Scientific literature over the past century reveals thousands of plant natural products that have antiviral activity. This is to be expected, since plants have their own viruses to deal with. Nevertheless, plant viruses and human viruses have much in common, so hundreds of the antivirals that plants make in their own defense also inhibit human viruses.

Most of the research-level results are not practical at this time because the majority of antiviral plant compounds are not yet available in herbal formulas. However, a few herbs that show positive clinical results against shingles have been available for several years.

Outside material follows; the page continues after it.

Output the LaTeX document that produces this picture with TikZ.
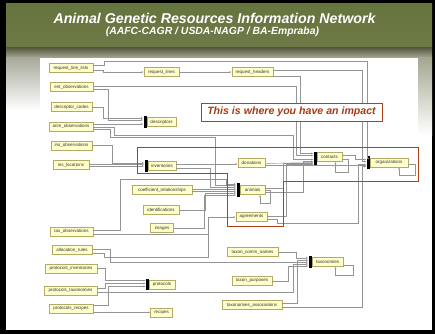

The classic herb against shingles is lemon balm (Melissa officinalis), which produces an oil that has anti-herpes activity for topical use as well as for internal use. It is an ingredient in several formulas, sometimes by itself and often with other oil-producing herbs. Recent research in cell cultures shows that lemon balm can overcome herpes infection in cells that have become resistant to prescription antiviral drugs.

The newest herb, and maybe the best one, against herpes is the creosote bush (Larrea tridentata). It is also available in a lotion for topical application as well as in a capsule for internal use. The active ingredients in the creosote bush have general activity against several types of herpes infections as well as activity against HIV and several other types of viruses. This herb is definitely a rising star in the realm of antivirals from plants.

What About Shingles Pain?

The pain of a rash, which can sometimes last weeks or months after an outbreak has already subsided (i.e., “post-herpetic neuralgia”), responds very well to a paste of red pepper powder or to creams containing its main active ingredient, capsaicin. Capsaicin is well-known for blocking pain signals between nerves just under the skin. The only drawback to applying capsaicin-containing formulas is that it makes the burning sensation worse if the skin has been broken or is still has open blisters.

Medical researchers are finding out a lot about capsaicin vs. shingles pain. More than 70 research articles have appeared on this topic since 2002 in PubMed, the U.S. government’s medical database.